CAIR Executive Director Karen Dabdoub (left) and staff attorney Sana Hassan speak with media about Tuesday's Supreme Court decision upholding President Trump's travel ban.
CAIR Executive Director Karen Dabdoub (left) and staff attorney Sana Hassan speak with media about Tuesday's Supreme Court decision upholding President Trump's travel ban.

Leaders with the Cincinnati chapter of the Council on American-Islamic Relations (CAIR) say they're upset about Tuesday's Supreme Court ruling in Trump v. Hawaii.

In a 5-4 decision, the court upheld President Trump's restriction on people traveling from certain Muslim-majority countries. The court majority writes such a ban is "squarely within the scope of Presidential authority under the INA" (Immigration and Nationality Act).

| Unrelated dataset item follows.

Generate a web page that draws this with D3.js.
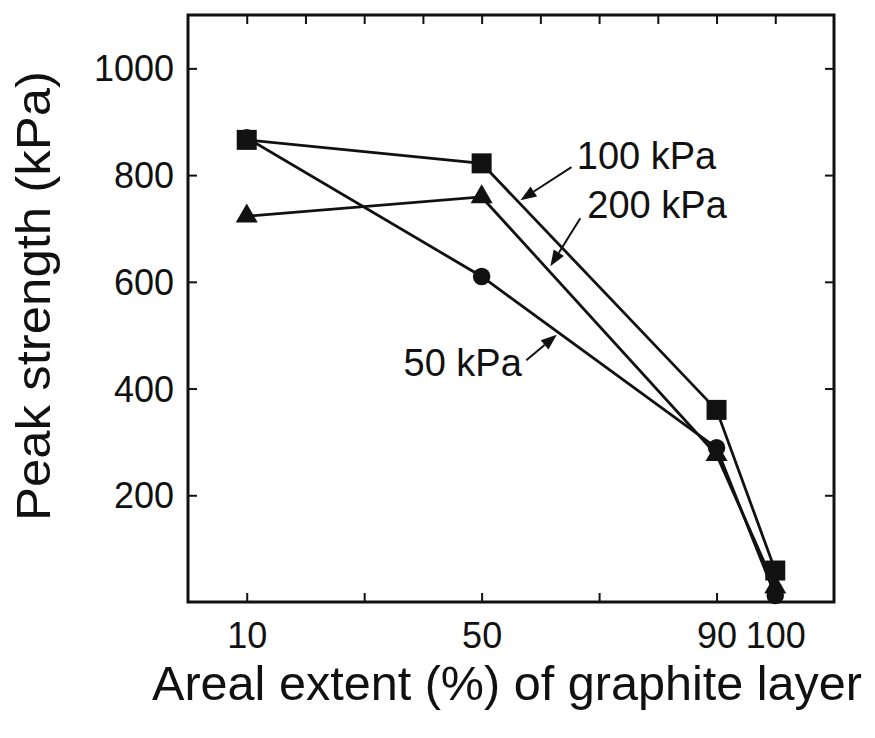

CAIR-Cincinnati attorney Sana Hassan says the Supreme Court has been wrong before, and is wrong now.

"From upholding slavery and segregation to banning Chinese immigrants and interning Japanese-Americans," Hassan says. "We are confident that history will recognize [Tuesday's] Muslim ban ruling as just another unjust decision."

Hassan says they'll push Congress to reverse the ban, adding CAIR expects to see rallies nationwide protesting the decision. That could include something local.

Chapter Executive Director Karen Daboub says the issues behind the president's travel ban aren't unique to the Muslim community.

"This administration is working very hard to marginalize communities of color all across this country, whether it's the black community, the hispanic community, immigrant communities, the Muslim community and others," Dabdoub says. "We are by far not the only community that is suffering under this administration."